How to Stand Out in the Application Process
Getting a Coinbase interview isn't the hard part — they process a high volume of applicants. The interview loop is where candidates separate. Expect a mix of behavioral questions, technical screens, and domain-specific deep dives. Engineers will face standard data structures and systems design rounds, often with crypto-flavored follow-ups ("how would you design a wallet that supports multiple chains?"). PMs and designers get case-style prompts tied to real product problems.
Here's what helps candidates move forward:
- Show crypto literacy. You don't need to be a maximalist, but you should understand self-custody, on-chain analytics, and the difference between custodial and non-custodial flows.

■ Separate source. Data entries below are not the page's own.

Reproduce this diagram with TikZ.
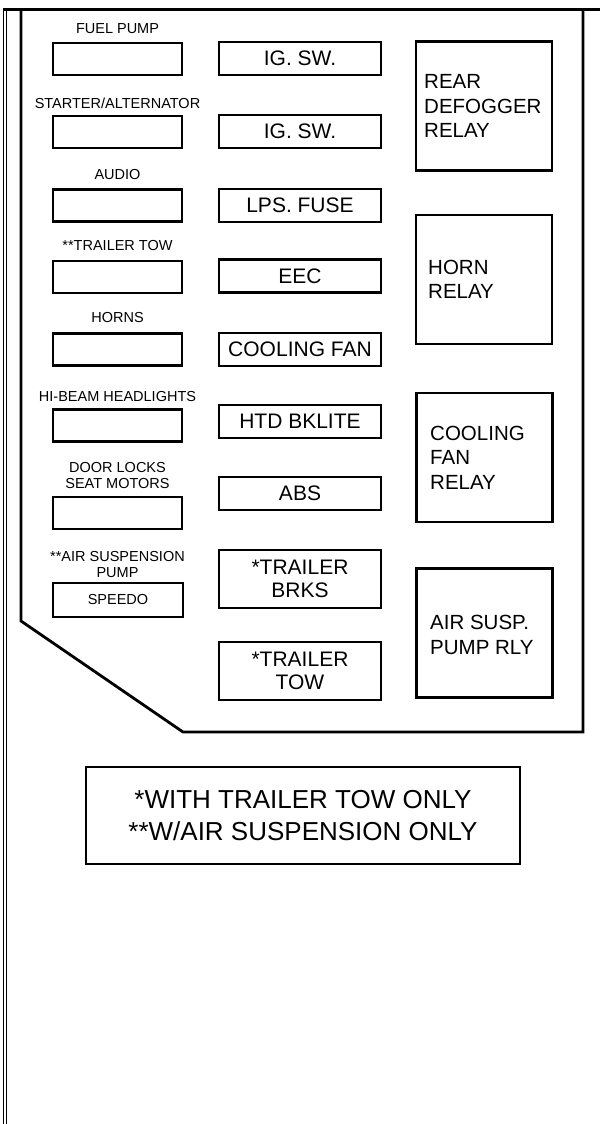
\documentclass[tikz,border=0pt]{standalone}
\usepackage{fontspec}
\setmainfont{Liberation Sans}
\begin{document}
\begin{tikzpicture}[x=1pt,y=-1pt,
  frame/.style={line width=1pt},
  panel/.style={line width=2.8pt, line join=miter},
  smallfuse/.style={draw, line width=2.3pt, inner sep=0pt, minimum width=129pt, minimum height=32pt},
  midfuse/.style={draw, line width=2.3pt, inner sep=0pt, minimum width=162pt, minimum height=33pt, font=\fontsize{21}{22.5}\selectfont, align=center},
  tallfuse/.style={midfuse, minimum height=58pt},
  relay/.style={draw, line width=2.3pt, inner sep=0pt, minimum width=136pt, minimum height=129pt},
  relaytext/.style={anchor=west, align=left, inner sep=0pt, font=\fontsize{20.5}{24.5}\selectfont},
  lbl/.style={inner sep=0pt, align=center, font=\fontsize{14.5}{16}\selectfont},
  note/.style={draw, line width=2.3pt, inner sep=0pt, minimum width=434pt, minimum height=97pt, align=center, font=\fontsize{26}{32}\selectfont}
]
\useasboundingbox (0,0) rectangle (600,1124);
% outer frame
\draw[frame] (3.6,10) -- (3.6,1124);
\draw[frame] (6.2,11) -- (6.2,1124);
\draw[line width=2.2pt] (3,9.5) -- (600,9.5);
% fuse panel outline
\draw[panel] (21,10) -- (21,621) -- (183,732) -- (583,732) -- (583,10);

% left column
\node[lbl] (lfuel) at (117.5,29) {FUEL PUMP};
\node[smallfuse] (ffuel) at (117.5,59) {};
\node[lbl] (lstart) at (117.5,103) {STARTER/ALTERNATOR};
\node[smallfuse] (fstart) at (117.5,132) {};
\node[lbl] (laudio) at (117.5,175) {AUDIO};
\node[smallfuse] (faudio) at (117.5,205.5) {};
\node[lbl] (ltt) at (117.5,246) {**TRAILER TOW};
\node[smallfuse] (ftt) at (117.5,277) {};
\node[lbl] (lhorns) at (117.5,318) {HORNS};
\node[smallfuse] (fhorns) at (117.5,349.5) {};
\node[lbl] (lhib) at (117.5,397) {HI-BEAM HEADLIGHTS};
\node[smallfuse] (fhib) at (117.5,425.5) {};
\node[lbl] (ldoor) at (117.5,476) {DOOR LOCKS\\SEAT MOTORS};
\node[smallfuse] (fdoor) at (117.5,513) {};
\node[lbl] (lair) at (117.5,564.5) {**AIR SUSPENSION\\PUMP};
\node[smallfuse, minimum width=130pt, minimum height=34pt, font=\fontsize{14.5}{16}\selectfont] (fspeedo) at (118,600) {SPEEDO};

% middle column
\node[midfuse] (m1) at (300,58.5) {IG. SW.};
\node[midfuse] (m2) at (300,131.5) {IG. SW.};
\node[midfuse] (m3) at (300,205.5) {LPS. FUSE};
\node[midfuse] (m4) at (300,276) {EEC};
\node[midfuse] (m5) at (300,349.5) {COOLING FAN};
\node[midfuse] (m6) at (300,421.5) {HTD BKLITE};
\node[midfuse] (m7) at (300,493.5) {ABS};
\node[tallfuse] (m8) at (300,579) {*TRAILER\\BRKS};
\node[tallfuse] (m9) at (300,671) {*TRAILER\\TOW};

% right column relays
\node[relay] (r1) at (484,106) {};
\node[relaytext] (t1) at (424,106) {REAR\\DEFOGGER\\RELAY};
\node[relay] (r2) at (484,279.5) {};
\node[relaytext] (t2) at (428,279.5) {HORN\\RELAY};
\node[relay] (r3) at (484.5,457.5) {};
\node[relaytext] (t3) at (430,457.5) {COOLING\\FAN\\RELAY};
\node[relay] (r4) at (484.5,633) {};
\node[relaytext] (t4) at (430,635) {AIR SUSP.\\PUMP RLY};

% footnote
\node[note] (legend) at (303,815.5) {*WITH TRAILER TOW ONLY\\**W/AIR SUSPENSION ONLY};
\end{tikzpicture}
\end{document}
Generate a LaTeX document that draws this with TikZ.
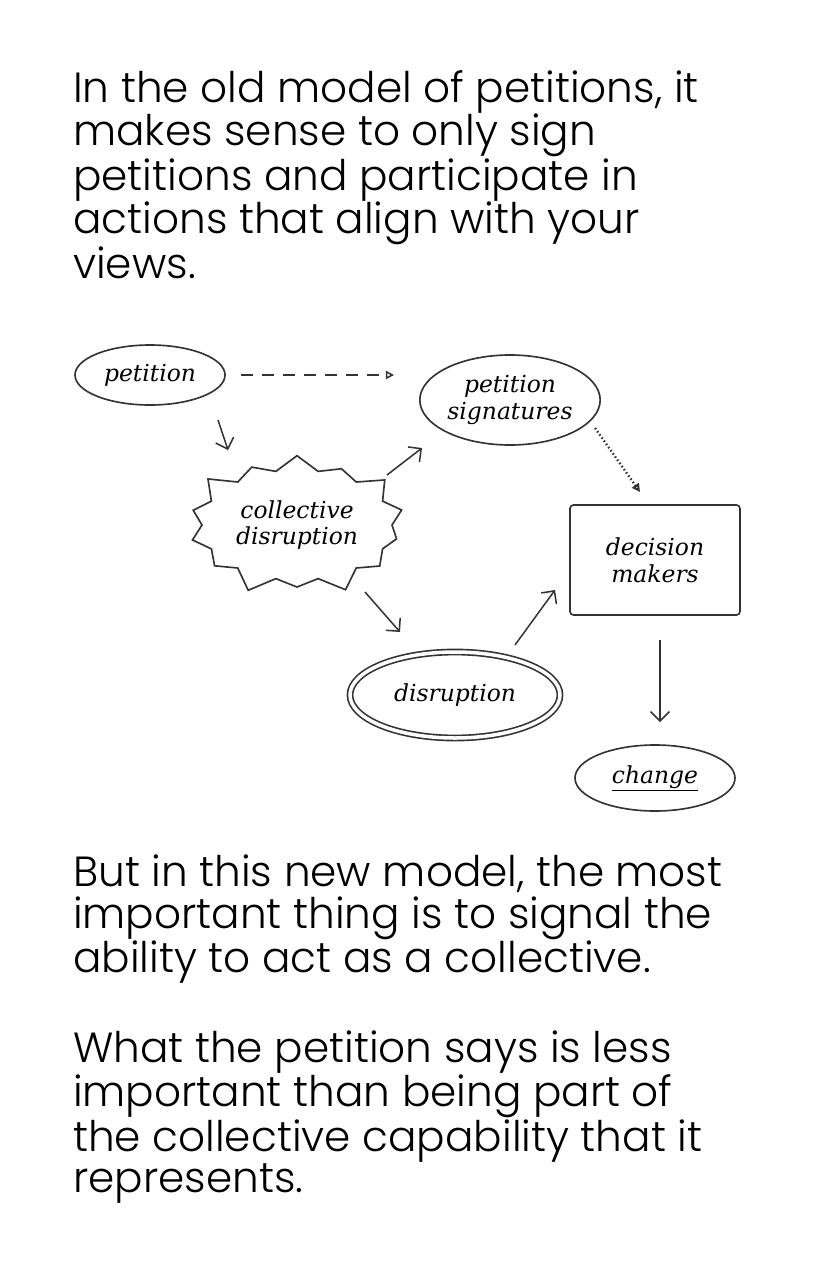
\documentclass[tikz,border=0pt]{standalone}
\usepackage{fontspec}
\setmainfont{Poppins Light}
\newfontfamily\hand{DejaVu Serif}
\usetikzlibrary{shapes.geometric,shapes.symbols,arrows.meta,calc}
\begin{document}
\begin{tikzpicture}[x=0.03cm,y=-0.03cm,
  para/.style={anchor=north west,align=left,inner sep=0,font=\fontsize{36}{35.5}\selectfont},
  hnode/.style={font=\hand\itshape\fontsize{20}{23}\selectfont,draw=black!80,line width=1.4pt,align=center,inner sep=1pt},
  arr/.style={-{Straight Barb[length=8pt]},line width=1.3pt,black!80},
  tri/.style={-{Triangle[open,length=7pt,width=7pt]},line width=1.3pt,black!80}]
\useasboundingbox (0,0) rectangle (825,1275);
\node[para] (t1) at (73,70) {In the old model of petitions, it\\makes sense to only sign\\petitions and participate in\\actions that align with your\\views.};
\node[hnode,ellipse,minimum width=4.5cm,minimum height=1.8cm] (pet) at (150,375) {petition};
\node[hnode,ellipse,minimum width=5.4cm,minimum height=2.7cm] (sig) at (510,400) {petition\\signatures};
\node[hnode,starburst,starburst points=14,starburst point height=0.6cm,minimum width=6.9cm,minimum height=4.5cm] (col) at (297,525) {collective\\disruption};
\node[hnode,rectangle,rounded corners=3pt,minimum width=5.1cm,minimum height=3.3cm] (dec) at (655,560) {decision\\makers};
\node[hnode,ellipse,double,double distance=3pt,minimum width=6.3cm,minimum height=2.58cm] (dis) at (455,695) {disruption};
\node[hnode,ellipse,minimum width=4.8cm,minimum height=1.98cm] (chg) at (655,778) {\underline{change}};
\draw[tri,dashed,dash pattern=on 10pt off 8pt] ($(pet.east)+(15,0)$) -- ($(sig.west)+(-25,-25)$);
\draw[arr] (218,420) -- (228,450);
\draw[arr] (387,475) -- (422,448);
\draw[tri,dotted,line width=2pt] (595,428) -- (640,492);
\draw[arr] (365,592) -- (400,632);
\draw[arr] (515,645) -- (555,590);
\draw[arr] (660,640) -- (660,722);
\node[para] (t2) at (73,855) {But in this new model, the most\\important thing is to signal the\\ability to act as a collective.};
\node[para] (t3) at (73,1031) {What the petition says is less\\important than being part of\\the collective capability that it\\represents.};
\end{tikzpicture}
\end{document}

- Tailor your resume. Generic tech resumes get filtered. Mention specific protocols, languages, or products you've shipped or used in production.
- Prepare for ambiguity. Interviewers like to ask about messy, real-world tradeoffs — scaling incidents, regulatory pressure, user trust failures. Have a story ready.
- Network deliberately. Coinbase employees are active on X (Twitter) and LinkedIn. A thoughtful referral from someone on the team dramatically improves your odds.
- Be honest about risk. Interviewers want to know you've thought through working in a volatile industry. Saying "I love crypto" isn't enough. Talk about what you'd do in a downturn.
After the Offer
Negotiation is expected. Recruiters have ranges, and total compensation packages — base, bonus, RSU grant, and sign-on — can flex meaningfully. Get the grant schedule and vesting terms in writing. Stock at a public crypto company behaves differently from stock at a stable SaaS firm, and you should price that in.
Key Takeaways
Coinbase remains one of the most sought-after employers in the crypto industry, and for good reason. Pay is strong, the work is consequential, and the brand carries weight on a resume. But it's not a fit for everyone — the pace is intense, layoffs have happened, and your equity is tied to a volatile asset class.
If you're serious about a Coinbase career, treat the application like a product launch: research the role deeply, demonstrate crypto-native thinking, and prepare for an interview loop that rewards clarity over cleverness. The bar is high, but the upside for those who clear it is real. Whether you're a senior engineer, a compliance lead, or a product manager stepping into crypto for the first time, Coinbase is still a defining place to build.